If January burdens us with the expectation of improvement and modification, February, in turn, would greet us with the crushing disappointment of defeat. By now, you may have already “failed” whatever you set out to do this year. Terrific. Scrap it. You have not yet lost anything, but the insistence on “seeing things through” for completion’s sake, regardless of how unrelated or useless that effort may be to your goals, creative pursuits, and personal happiness, can cost you much more.

Sometimes (read: constantly), as creatives (read: people), we commit an extraordinary amount of time and energy to something which often goes nowhere, breaking our hearts, thinning our hair, and giving us indigestion.

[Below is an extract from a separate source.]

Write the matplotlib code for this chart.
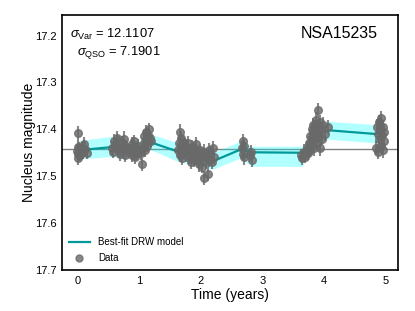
import matplotlib
matplotlib.use("Agg")
import matplotlib.pyplot as plt
from matplotlib.lines import Line2D
import numpy as np

plt.rcParams['font.family'] = ['Liberation Sans', 'DejaVu Sans']
plt.rcParams['mathtext.fontset'] = 'custom'
plt.rcParams['mathtext.rm'] = 'Liberation Sans'
plt.rcParams['mathtext.it'] = 'Liberation Sans:italic'

# light curve data (years, mag, mag error)
data_time = [0.00, 0.005, 0.01, 0.015, 0.02, 0.03, 0.05, 0.07, 0.09, 0.11, 0.13, 0.15,
             0.56, 0.58, 0.60, 0.62, 0.64, 0.66, 0.68, 0.70, 0.72, 0.74, 0.76, 0.78, 0.80, 0.81,
             0.86, 0.88, 0.89, 0.91, 0.92, 0.94, 0.95, 0.97, 0.98, 0.99,
             1.04, 1.05, 1.06, 1.08, 1.09, 1.10, 1.11, 1.12, 1.13, 1.14, 1.15, 1.17, 1.18, 1.20,
             1.63, 1.65, 1.66, 1.67, 1.68, 1.69, 1.70, 1.72, 1.74, 1.75, 1.77, 1.78, 1.80, 1.81,
             1.83, 1.84, 1.86, 1.87, 1.89, 1.90, 1.92, 1.93, 1.95, 1.96, 1.98, 1.99, 2.00, 2.02,
             2.03, 2.05, 2.06, 2.08, 2.12, 2.11, 2.13, 2.14, 2.16, 2.18, 2.20, 2.22,
             2.67, 2.68, 2.69, 2.70, 2.71, 2.80, 2.82, 2.83,
             3.63, 3.65, 3.67, 3.70, 3.72, 3.74, 3.76, 3.77, 3.78, 3.79, 3.80, 3.81, 3.82, 3.83,
             3.84, 3.85, 3.86, 3.87, 3.88, 3.89, 3.90, 3.91, 3.92, 3.93, 3.94, 3.95, 3.97, 3.99,
             4.02, 4.06,
             4.85, 4.86, 4.87, 4.88, 4.89, 4.90, 4.91, 4.92, 4.93, 4.94, 4.95, 4.96, 4.97, 4.98]
data_mag = [17.446, 17.462, 17.437, 17.408, 17.452, 17.443, 17.455, 17.440, 17.448, 17.432, 17.442, 17.450,
            17.440, 17.448, 17.425, 17.435, 17.418, 17.445, 17.430, 17.452, 17.428, 17.440, 17.420, 17.455, 17.445, 17.438,
            17.445, 17.455, 17.432, 17.448, 17.425, 17.458, 17.440, 17.450, 17.435, 17.445,
            17.450, 17.475, 17.440, 17.430, 17.415, 17.445, 17.420, 17.405, 17.435, 17.412, 17.428, 17.400, 17.418, 17.425,
            17.445, 17.430, 17.405, 17.455, 17.418, 17.440, 17.462, 17.428, 17.448, 17.435, 17.455, 17.442, 17.430, 17.460,
            17.445, 17.470, 17.438, 17.452, 17.465, 17.440, 17.458, 17.432, 17.468, 17.450, 17.475, 17.445, 17.462, 17.455,
            17.480, 17.503, 17.448, 17.470, 17.495, 17.458, 17.445, 17.465, 17.452, 17.470, 17.440, 17.460,
            17.440, 17.425, 17.452, 17.435, 17.460, 17.455, 17.448, 17.465,
            17.455, 17.462, 17.448, 17.458, 17.440, 17.450, 17.430, 17.445, 17.415, 17.435, 17.400, 17.425, 17.390, 17.410,
            17.440, 17.395, 17.420, 17.380, 17.405, 17.430, 17.358, 17.395, 17.415, 17.385, 17.440, 17.400, 17.420, 17.390,
            17.410, 17.395,
            17.440, 17.395, 17.410, 17.448, 17.385, 17.420, 17.400, 17.435, 17.375, 17.412, 17.445, 17.395, 17.425, 17.405]
data_err = [0.014, 0.015, 0.013, 0.016, 0.014, 0.015, 0.013, 0.014, 0.016, 0.015, 0.014, 0.013,
            0.015, 0.014, 0.016, 0.013, 0.015, 0.014, 0.016, 0.015, 0.013, 0.014, 0.016, 0.015, 0.014, 0.013,
            0.014, 0.015, 0.016, 0.014, 0.013, 0.015, 0.014, 0.016, 0.015, 0.014,
            0.015, 0.014, 0.016, 0.015, 0.014, 0.013, 0.016, 0.015, 0.014, 0.015, 0.016, 0.014, 0.015, 0.013,
            0.015, 0.014, 0.016, 0.015, 0.014, 0.016, 0.015, 0.013, 0.014, 0.016, 0.015, 0.014, 0.016, 0.015,
            0.014, 0.015, 0.016, 0.014, 0.015, 0.013, 0.016, 0.015, 0.014, 0.015, 0.016, 0.014, 0.015, 0.016,
            0.014, 0.015, 0.016, 0.014, 0.015, 0.014, 0.016, 0.015, 0.014, 0.015, 0.016, 0.014,
            0.015, 0.016, 0.014, 0.015, 0.016, 0.015, 0.014, 0.016,
            0.014, 0.015, 0.016, 0.014, 0.015, 0.016, 0.015, 0.014, 0.016, 0.015, 0.014, 0.016, 0.015, 0.014,
            0.016, 0.015, 0.014, 0.016, 0.015, 0.014, 0.015, 0.016, 0.014, 0.015, 0.016, 0.015, 0.014, 0.016,
            0.015, 0.014,
            0.015, 0.016, 0.014, 0.015, 0.016, 0.014, 0.015, 0.016, 0.014, 0.015, 0.016, 0.015, 0.014, 0.016]

# best-fit DRW model and its 1-sigma band
model_time = [0.00, 0.15, 0.56, 0.78, 0.99, 1.13, 1.62, 2.20, 2.65, 2.82, 3.65, 3.70, 3.90, 4.07, 4.84, 4.95]
model_mag = [17.443, 17.443, 17.438, 17.447, 17.445, 17.425, 17.447, 17.468, 17.443, 17.449, 17.450, 17.442, 17.412, 17.402, 17.410, 17.410]
model_hi = [17.425, 17.422, 17.415, 17.430, 17.428, 17.408, 17.428, 17.450, 17.425, 17.436, 17.436, 17.426, 17.396, 17.383, 17.390, 17.395]
model_lo = [17.462, 17.462, 17.458, 17.463, 17.460, 17.440, 17.468, 17.485, 17.461, 17.479, 17.479, 17.460, 17.430, 17.421, 17.429, 17.428]
mean_mag = 17.442

sigma_var = 12.1107
sigma_qso = 7.1901
name = 'NSA15235'

fig = plt.figure(figsize=(4.15, 3.11), dpi=100)
ax = fig.add_axes([0.149, 0.132, 0.81, 0.82])

ax.axhline(mean_mag, color='gray', lw=1, zorder=1)
ax.fill_between(model_time, model_hi, model_lo, color='cyan', alpha=0.3, lw=0, zorder=2)
ax.plot(model_time, model_mag, color='#009999', lw=1.6, zorder=3)
ax.errorbar(data_time, data_mag, yerr=data_err, fmt='o', color='dimgray', alpha=0.8,
            ms=5.5, elinewidth=1.5, capsize=0, zorder=4)

ax.set_xlim(-0.25, 5.2)
ax.set_ylim(17.7, 17.156)
ax.set_yticks([17.2, 17.3, 17.4, 17.5, 17.6, 17.7])
ax.set_xticks([0, 1, 2, 3, 4, 5])
ax.tick_params(length=0, labelsize=8, pad=4)
for s in ax.spines.values():
    s.set_linewidth(1.2)
    s.set_color('black')

ax.set_xlabel('Time (years)', fontsize=10, labelpad=2)
ax.set_ylabel('Nucleus magnitude', fontsize=10, labelpad=-1)

ax.text(0.025, 0.955, r'$\sigma_{\rm Var}$ = %.4f' % sigma_var, transform=ax.transAxes,
        fontsize=9.3, va='top', ha='left')
ax.text(0.045, 0.885, r'$\sigma_{\rm QSO}$ = %.4f' % sigma_qso, transform=ax.transAxes,
        fontsize=9.3, va='top', ha='left')
ax.text(0.94, 0.955, name, transform=ax.transAxes, fontsize=11.5, va='top', ha='right')

handles = [Line2D([], [], color='#009999', lw=1.6),
           Line2D([], [], ls='none', marker='o', ms=5, color='dimgray', alpha=0.8)]
ax.legend(handles, ['Best-fit DRW model', 'Data'], loc='lower left', frameon=False,
          fontsize=7, handlelength=2.2, borderaxespad=0.3, labelspacing=0.6)

fig.savefig('out.png', dpi=100)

It feels like nailing an audition and filming a scene, only to have it cut from the movie. It’s like you were never there, a waste, “What was the point?”

Yet, those who have experienced the entrance and exit of love, for example, know that just because you’ve labored doesn’t make the leaving a loss. To have tried one path and taken another does not dishonor where you’ve already walked. It does not diminish the learning and the changing. To try anything good in earnest is lovely; this is a universal truth.

So, when we find ourselves shouldering through a concept (or even our craft itself, our own identity) in the names of diligence and discipline rather than goodness, truth, and beauty, it’s time to take a moment, collect ourselves, and consider a break-up.

Unhelpful perfectionism can present as eternal tweaking or constantly slamming doors closed, but the noble, difficult work of making good things exists somewhere in between. I am not saying that we should never see things through, try hard, or sit with the struggle of doing, but rather that every moment is a new opportunity to try afresh. January isn’t special in its own right. February certainly isn’t either. Whatever you want to do, you can do it, and you can do it right now. And if what you presently have in your hands isn’t getting you there, give it a kiss and throw it into the sea.

All that you’ve poured into your darling has not been in vain, because it brought you here: the perfect moment to let it go.

Nobody wants to waste their time, but the perception of “waste” tends to take important matters on long, winding detours out of an insistence to not turn around. Imagine if, rather than tinkering endlessly against the leaky kitchen pipes, plumbed with rubber bands and glue, we saved our time and money by simply replacing the sink. Imagine if, rather than insisting on systems and ideas already in place, we gutted the kitchen and dreamt up something new.

Isn’t that where creativity begins, anyways? Imagination is the big question mark at the start of a new idea, a blank piece of paper and a big fat crayon. Where else do new ideas come from if not at the end of an old one?

In his book, The Weight of Glory, C.S. Lewis uses the metaphor of a child’s play to teach his audience about God, but I believe it offers us a picture of our nature, too:

We are half-hearted creatures, fooling about … like an ignorant child who wants to go on making mud pies … because he cannot imagine what is meant by the offer of a holiday at the sea.

So, throw it out, whatever it is. Scrap it and start over. You’ll only dip your toes in the ocean, once you’ve stomped out of the muck.